Prepare The Sales Message
Before you start waving the carrot to get your sales people moving, your marketing approach needs to be refined with a clear vision of how you are going to win over these potential new customers. Remember, selling is about having the right products, at a fair price that you can deliver when the customer wants it. It’s also about relationship building. People do business with their friends. Do you assist your sales force in developing these relationships? You should, because it will be critical to your overall success in new market niches.

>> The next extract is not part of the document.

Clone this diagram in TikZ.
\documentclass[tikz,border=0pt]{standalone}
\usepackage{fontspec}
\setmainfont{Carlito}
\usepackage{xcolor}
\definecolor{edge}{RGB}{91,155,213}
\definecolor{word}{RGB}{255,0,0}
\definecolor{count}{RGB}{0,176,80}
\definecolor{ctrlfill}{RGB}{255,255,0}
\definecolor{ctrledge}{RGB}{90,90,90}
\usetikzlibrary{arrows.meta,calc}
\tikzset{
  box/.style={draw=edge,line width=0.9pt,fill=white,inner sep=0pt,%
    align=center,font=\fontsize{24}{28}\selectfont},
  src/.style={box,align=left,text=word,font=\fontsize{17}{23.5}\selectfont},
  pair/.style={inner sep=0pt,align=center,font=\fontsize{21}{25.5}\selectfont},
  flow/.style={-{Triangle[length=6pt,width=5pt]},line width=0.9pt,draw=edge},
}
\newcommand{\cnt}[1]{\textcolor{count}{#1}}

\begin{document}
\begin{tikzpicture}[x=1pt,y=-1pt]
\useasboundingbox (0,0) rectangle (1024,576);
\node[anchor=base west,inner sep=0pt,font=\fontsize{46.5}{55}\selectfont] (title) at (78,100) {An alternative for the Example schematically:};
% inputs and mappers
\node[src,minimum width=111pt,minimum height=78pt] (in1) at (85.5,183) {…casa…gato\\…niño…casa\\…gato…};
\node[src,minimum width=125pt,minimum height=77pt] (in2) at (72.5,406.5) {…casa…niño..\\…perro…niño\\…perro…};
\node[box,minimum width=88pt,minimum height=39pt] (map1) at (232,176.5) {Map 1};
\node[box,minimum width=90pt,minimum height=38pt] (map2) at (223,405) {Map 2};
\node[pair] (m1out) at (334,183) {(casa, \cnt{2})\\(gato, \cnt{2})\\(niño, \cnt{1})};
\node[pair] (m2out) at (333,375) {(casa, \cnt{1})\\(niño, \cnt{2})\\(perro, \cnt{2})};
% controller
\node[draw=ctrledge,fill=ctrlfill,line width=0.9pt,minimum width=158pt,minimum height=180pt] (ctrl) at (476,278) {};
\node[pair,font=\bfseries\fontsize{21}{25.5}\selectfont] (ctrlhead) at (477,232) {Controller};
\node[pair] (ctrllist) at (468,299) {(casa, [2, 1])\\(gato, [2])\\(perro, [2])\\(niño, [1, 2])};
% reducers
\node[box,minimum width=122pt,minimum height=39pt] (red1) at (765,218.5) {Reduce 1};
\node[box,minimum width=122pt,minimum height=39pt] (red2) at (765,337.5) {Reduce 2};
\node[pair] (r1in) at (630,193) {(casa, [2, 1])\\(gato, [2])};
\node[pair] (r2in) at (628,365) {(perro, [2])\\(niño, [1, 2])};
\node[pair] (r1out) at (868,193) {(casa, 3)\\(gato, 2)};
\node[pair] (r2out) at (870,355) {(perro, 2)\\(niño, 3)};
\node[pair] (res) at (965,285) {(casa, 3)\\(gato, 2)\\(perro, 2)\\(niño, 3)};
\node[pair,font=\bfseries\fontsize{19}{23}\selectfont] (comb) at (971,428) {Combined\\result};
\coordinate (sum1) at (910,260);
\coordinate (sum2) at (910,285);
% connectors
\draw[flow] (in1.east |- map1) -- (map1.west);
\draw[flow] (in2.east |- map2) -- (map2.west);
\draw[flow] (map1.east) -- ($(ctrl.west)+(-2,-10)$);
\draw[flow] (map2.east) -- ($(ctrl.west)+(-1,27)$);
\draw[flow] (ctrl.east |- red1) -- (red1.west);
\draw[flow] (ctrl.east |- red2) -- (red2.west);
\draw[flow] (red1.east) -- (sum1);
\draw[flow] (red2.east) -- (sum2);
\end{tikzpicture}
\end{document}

OK, you have the products, your price is right and availability is strong. The next step is to develop a message that your sales force can deliver consistently and effectively to your new potential customers. There are a multitude of ways to get this message out to assist your sales force, including:

  • Print advertising
  • TV
  • Radio
  • Web banners
  • Postcards
  • Direct mail
  • Fax and e-mail

In most cases, the choice of communication will depend on how specialized your niche market is and how readily available the customer database can be obtained.

You’re ready now, right?

Not quite, how are you going to convince your sales force to pursue an unfamiliar market, industry or group of customers? Just pointing to a new niche opportunity and telling your sales force to go get it will not work.

Investment in Sales Training and Education
If your plan is to pursue new niche markets or industries, an upfront investment in sales and product training must be part of your overall marketing strategy. Today, training goes beyond the traditional product centric focus of selling features and benefits. With markets becoming more competitive, understanding how your products benefit the end customer and tying those benefits to your customers’ ROI is an important aspect of your sales team’s education. By utilizing Web-based technology, training your sales team goes beyond the traditional hands-on, onsite methods to Web-based programs that have built-in interactive modules. These cost-effective methods allow a manufacturer to respond quickly and more efficiently to an ever changing competitive landscape. Educating your sales team with continuous ongoing training programs is an investment you can’t afford to overlook.

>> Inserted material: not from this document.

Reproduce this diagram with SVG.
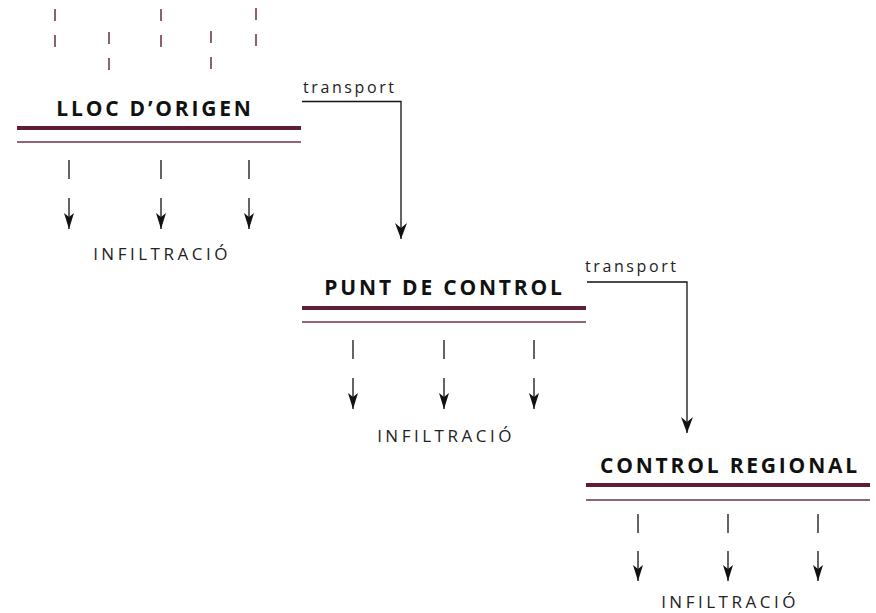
<svg xmlns="http://www.w3.org/2000/svg" width="876" height="613" viewBox="0 0 876 613">
  <defs>
    <marker id="arrowBig" viewBox="0 0 16 12" refX="16" refY="6" markerWidth="16" markerHeight="12" markerUnits="userSpaceOnUse" orient="auto">
      <path d="M0,0 L16,6 L0,12 L5,6 z" fill="#111"/>
    </marker>
    <marker id="arrowSmall" viewBox="0 0 16 10" refX="16" refY="5" markerWidth="16" markerHeight="10" markerUnits="userSpaceOnUse" orient="auto">
      <path d="M0,0 L16,5 L0,10 L4,5 z" fill="#111"/>
    </marker>
  </defs>
  <style>
    .title { font-family: "Open Sans", "Liberation Sans", sans-serif; font-weight: 700; font-size: 21px; letter-spacing: 2.8px; fill: #111; text-anchor: middle; }
    .infil { font-family: "Open Sans", "Liberation Sans", sans-serif; font-size: 17px; letter-spacing: 3.5px; fill: #222; text-anchor: middle; }
    .trans { font-family: "Open Sans", "Liberation Sans", sans-serif; font-size: 16px; letter-spacing: 2.6px; fill: #222; }
    .thick { stroke: #5e1f33; stroke-width: 4; }
    .thin { stroke: #6f3346; stroke-width: 1.5; }
    .rain { stroke: #5e1f33; stroke-width: 1.4; stroke-dasharray: 12 14; }
    .dash { stroke: #111; stroke-width: 1.3; }
    .down { stroke: #111; stroke-width: 1.3; marker-end: url(#arrowSmall); }
    .conn { fill: none; stroke: #111; stroke-width: 1.3; marker-end: url(#arrowBig); }
  </style>
  <rect width="876" height="613" fill="#fff"/>

  <g id="rain">
    <line class="rain" x1="55" y1="9" x2="55" y2="47"/>
    <line class="rain" x1="109" y1="32" x2="109" y2="70"/>
    <line class="rain" x1="161" y1="9" x2="161" y2="47"/>
    <line class="rain" x1="211" y1="31" x2="211" y2="69"/>
    <line class="rain" x1="256" y1="8" x2="256" y2="46"/>
  </g>

  <g id="node-lloc-origen">
    <text class="title" x="155" y="116">LLOC D’ORIGEN</text>
    <line class="thick" x1="17" y1="128" x2="301" y2="128"/>
    <line class="thin" x1="17" y1="142" x2="301" y2="142"/>
    <line class="dash" x1="69" y1="160" x2="69" y2="179"/>
    <line class="dash" x1="161" y1="160" x2="161" y2="179"/>
    <line class="dash" x1="249" y1="160" x2="249" y2="179"/>
    <line class="down" x1="69" y1="198" x2="69" y2="229"/>
    <line class="down" x1="161" y1="198" x2="161" y2="229"/>
    <line class="down" x1="249" y1="198" x2="249" y2="229"/>
    <text class="infil" x="162" y="260">INFILTRACIÓ</text>
  </g>

  <g id="node-punt-control">
    <text class="title" x="444.5" y="295">PUNT DE CONTROL</text>
    <line class="thick" x1="302" y1="308" x2="586" y2="308"/>
    <line class="thin" x1="302" y1="322" x2="586" y2="322"/>
    <line class="dash" x1="353" y1="340" x2="353" y2="359"/>
    <line class="dash" x1="444" y1="340" x2="444" y2="359"/>
    <line class="dash" x1="534" y1="340" x2="534" y2="359"/>
    <line class="down" x1="353" y1="378" x2="353" y2="409"/>
    <line class="down" x1="444" y1="378" x2="444" y2="409"/>
    <line class="down" x1="534" y1="378" x2="534" y2="409"/>
    <text class="infil" x="446" y="442">INFILTRACIÓ</text>
  </g>

  <g id="node-control-regional">
    <text class="title" x="730" y="473">CONTROL REGIONAL</text>
    <line class="thick" x1="586" y1="485" x2="870" y2="485"/>
    <line class="thin" x1="586" y1="500" x2="870" y2="500"/>
    <line class="dash" x1="638" y1="514" x2="638" y2="533"/>
    <line class="dash" x1="728" y1="514" x2="728" y2="533"/>
    <line class="dash" x1="818" y1="514" x2="818" y2="533"/>
    <line class="down" x1="638" y1="551" x2="638" y2="581"/>
    <line class="down" x1="728" y1="551" x2="728" y2="581"/>
    <line class="down" x1="818" y1="551" x2="818" y2="581"/>
    <text class="infil" x="730" y="608">INFILTRACIÓ</text>
  </g>

  <g id="connectors">
    <text class="trans" x="303" y="93">transport</text>
    <path class="conn" d="M302,101.5 H401 V239"/>
    <text class="trans" x="585" y="272">transport</text>
    <path class="conn" d="M587,282 H687 V433"/>
  </g>
</svg>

Find Qualified Sales Leads
Developing good qualified sales leads that have been prescreened is a very effective method to get your sales force over the fear factor of calling on new customers. With the multitude of databases available, this task is accomplished faster and more efficiently today than ever before. The hard part is keeping the database current and up-to-date. Dedicating an internal resource or outsourcing this function to a firm that is experienced in data management is an expense worth exploring. In today’s competitive market, customer information management is a critical business discipline many executives overlook, or do not place enough emphasis on. Ensuring that your sales force has good qualified leads will in turn drive better time management, more effective results and ultimately more sales.

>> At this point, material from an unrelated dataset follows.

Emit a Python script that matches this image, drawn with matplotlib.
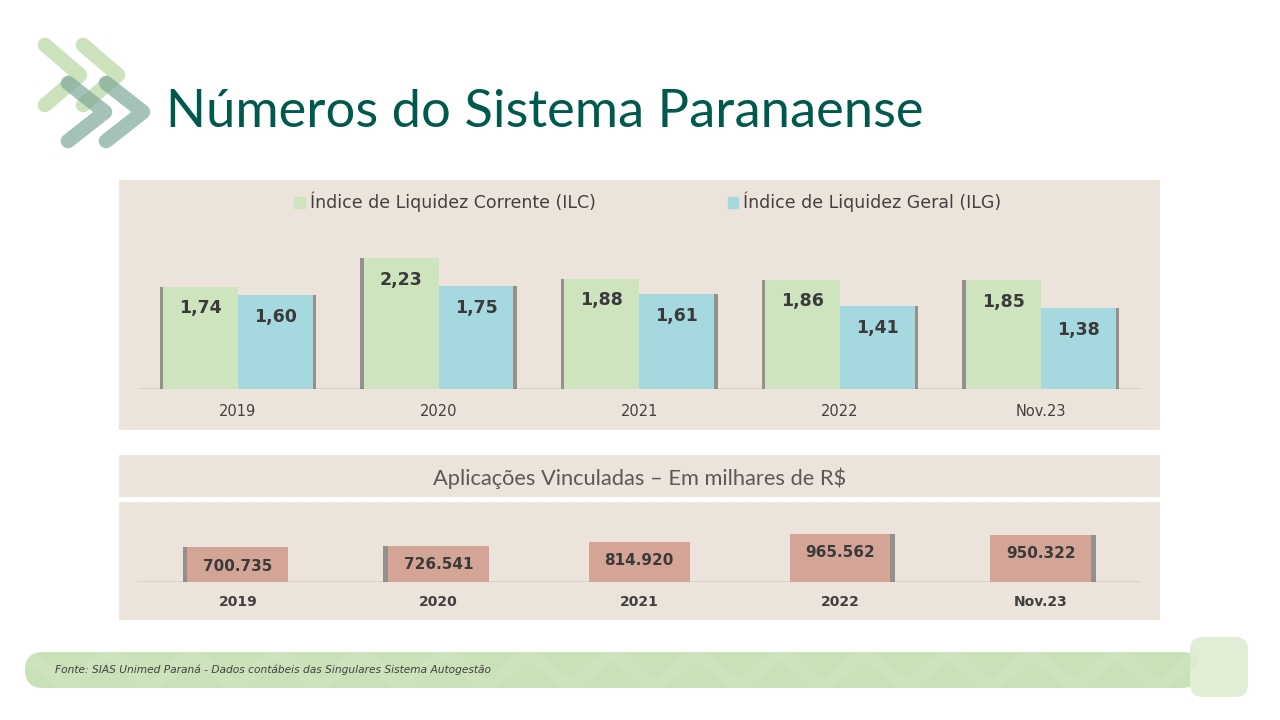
import matplotlib
matplotlib.use("Agg")
import matplotlib.pyplot as plt
import matplotlib.patheffects as pe
from matplotlib.patches import Rectangle, FancyBboxPatch, Patch
import numpy as np

# ---------------- data ----------------
categories = ["2019", "2020", "2021", "2022", "Nov.23"]
ilc = [1.74, 2.23, 1.88, 1.86, 1.85]
ilg = [1.60, 1.75, 1.61, 1.41, 1.38]
aplicacoes = [700735, 726541, 814920, 965562, 950322]
legend_labels = ["Índice de Liquidez Corrente (ILC)", "Índice de Liquidez Geral (ILG)"]
title_text = "Números do Sistema Paranaense"
subtitle_text = "Aplicações Vinculadas – Em milhares de R$"
source_text = "Fonte: SIAS Unimed Paraná - Dados contábeis das Singulares Sistema Autogestão"

def fmt_dec(v):
    return f"{v:.2f}".replace(".", ",")

def fmt_int(v):
    return f"{v:,}".replace(",", ".")

# ---------------- colours ----------------
PANEL = "#ECE4DA"
GREEN = "#CDE4BE"
BLUE = "#A6D8E0"
ROSE = "#D4A596"
TXT = "#404040"
TITLE = "#00594D"

W, H = 1280, 720
fig = plt.figure(figsize=(12.8, 7.2), dpi=100)
fig.patch.set_facecolor("white")

bg = fig.add_axes([0, 0, 1, 1])
bg.set_xlim(0, W)
bg.set_ylim(H, 0)
bg.axis("off")

def fx(px):
    return px / W

def fy(py):
    return 1 - py / H

# panels
bg.add_patch(Rectangle((119, 180), 1041, 250, color=PANEL, lw=0))
bg.add_patch(Rectangle((119, 455), 1041, 42, color=PANEL, lw=0))
bg.add_patch(Rectangle((119, 502), 1041, 118, color=PANEL, lw=0))

# logo chevrons
def chevron(x0, y0, dx, dy, color, alpha):
    bg.plot([x0, x0 + dx, x0], [y0, y0 + dy, y0 + 2 * dy], color=color, lw=10.5,
            solid_capstyle="round", solid_joinstyle="round", alpha=alpha)

chevron(45, 45, 35, 30, "#B5D6A0", 0.7)
chevron(83, 45, 35, 30, "#B5D6A0", 0.7)
chevron(68, 83, 37, 29, "#7FA898", 0.7)
chevron(106, 83, 37, 29, "#7FA898", 0.7)

# title
renderer = fig.canvas.get_renderer()

def fit(t, width_px):
    bb = t.get_window_extent(renderer)
    t.set_fontsize(t.get_fontsize() * width_px / bb.width)

t_title = bg.text(166, 127, title_text, fontsize=44, color=TITLE,
                  family=["Lato", "DejaVu Sans"], va="baseline", ha="left")
fit(t_title, 758)

# ---------------- top chart ----------------
x = np.arange(len(categories))
px_per_unit = 58.7
ax1 = fig.add_axes([fx(137.6), fy(389), fx(1141) - fx(137.6), fy(230) - fy(389)])
ax1.set_facecolor("none")
bw = 0.373
b1 = ax1.bar(x - bw / 2, ilc, bw, color=GREEN, zorder=3)
b2 = ax1.bar(x + bw / 2, ilg, bw, color=BLUE, zorder=3)
for r in b1:
    r.set_path_effects([pe.SimplePatchShadow(offset=(-2.5, 0), shadow_rgbFace="#5a5a5a", alpha=0.6), pe.Normal()])
for r in b2:
    r.set_path_effects([pe.SimplePatchShadow(offset=(2.5, 0), shadow_rgbFace="#5a5a5a", alpha=0.6), pe.Normal()])
ax1.set_xlim(-0.5, len(categories) - 0.5)
ax1.set_ylim(0, 159 / px_per_unit)
for s in ax1.spines.values():
    s.set_visible(False)
ax1.axhline(0, color="#D6D0C8", lw=1.2, zorder=2)
ax1.set_yticks([])
ax1.set_xticks(x, categories)
ax1.tick_params(axis="x", length=0, pad=11, labelsize=10.5, labelcolor=TXT)
ax1.bar_label(b1, labels=[fmt_dec(v) for v in ilc], padding=-22, fontsize=12.5,
              fontweight="bold", color="#3A3A3A", zorder=4)
ax1.bar_label(b2, labels=[fmt_dec(v) for v in ilg], padding=-22, fontsize=12.5,
              fontweight="bold", color="#3A3A3A", zorder=4)
handles = [Patch(color=GREEN), Patch(color=BLUE)]
leg = ax1.legend(handles, legend_labels, ncol=2, loc="center",
                 bbox_to_anchor=(fx(648), fy(202)), bbox_transform=fig.transFigure,
                 frameon=False, fontsize=12.5, handlelength=0.6, handleheight=0.6,
                 handletextpad=0.3, columnspacing=7.6, labelcolor=TXT)

# ---------------- bottom chart ----------------
t_sub = bg.text(640, 478, subtitle_text, fontsize=16, color="#595959",
                family=["Lato", "DejaVu Sans"], va="center", ha="center")
fit(t_sub, 416)

ax2 = fig.add_axes([fx(137.6), fy(582), fx(1141) - fx(137.6), fy(520) - fy(582)])
ax2.set_facecolor("none")
b3 = ax2.bar(x, aplicacoes, 0.503, color=ROSE, zorder=3)
shadow_dx = [-3.5, -3.5, 0, 3.5, 3.5]
for r, d in zip(b3, shadow_dx):
    if d != 0:
        r.set_path_effects([pe.SimplePatchShadow(offset=(d, 0), shadow_rgbFace="#5a5a5a", alpha=0.6), pe.Normal()])
ax2.set_xlim(-0.5, len(categories) - 0.5)
ax2.set_ylim(0, 62 * 20150)
for s in ax2.spines.values():
    s.set_visible(False)
ax2.axhline(0, color="#D6D0C8", lw=1.2, zorder=2)
ax2.set_yticks([])
ax2.set_xticks(x, categories)
ax2.tick_params(axis="x", length=0, pad=9, labelsize=10, labelcolor=TXT)
for lab in ax2.get_xticklabels():
    lab.set_fontweight("bold")
ax2.bar_label(b3, labels=[fmt_int(v) for v in aplicacoes], padding=-19, fontsize=11,
              fontweight="bold", color="#3A3A3A", zorder=4)

# ---------------- footer ----------------
foot = FancyBboxPatch((25, 652), 1175, 36, boxstyle="round,pad=0,rounding_size=18",
                      fc="#C9E1B8", ec="none", mutation_aspect=1)
bg.add_patch(foot)
xs = np.arange(25, 1220, 42)
ys = np.where(np.arange(len(xs)) % 2 == 0, 652, 688)
zz, = bg.plot(xs, ys, color="#D3E6C5", lw=9, alpha=0.45)
zz.set_clip_path(foot)
bg.add_patch(FancyBboxPatch((1203, 650), 32, 34, boxstyle="round,pad=13",
                            fc="#E1EED5", ec="none"))
t_src = bg.text(55, 670, source_text, fontsize=7.5, color=TXT, style="italic",
                family=["Liberation Sans Narrow", "DejaVu Sans"], va="center", ha="left")
fit(t_src, 435)

fig.savefig("out.png", dpi=100, facecolor="white")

Creating the right message, developing the right sales tools and making sure you establish a consistent reward and recognition program are all part of making sure your sales team can find a new comfort zone in the new market niche your competitors are also looking for. This same approach could also prove highly successful in other countries as well. With the state of the industry today, it’s important to take advantage of every profitable new opportunity. Some industry segments that are still strong today include: mining minerals, coal, underground utility, public works and pipeline (gas and oil). The export business also remains strong. Taking the right steps, you can effectively create opportunity to make up for slumping areas of your business.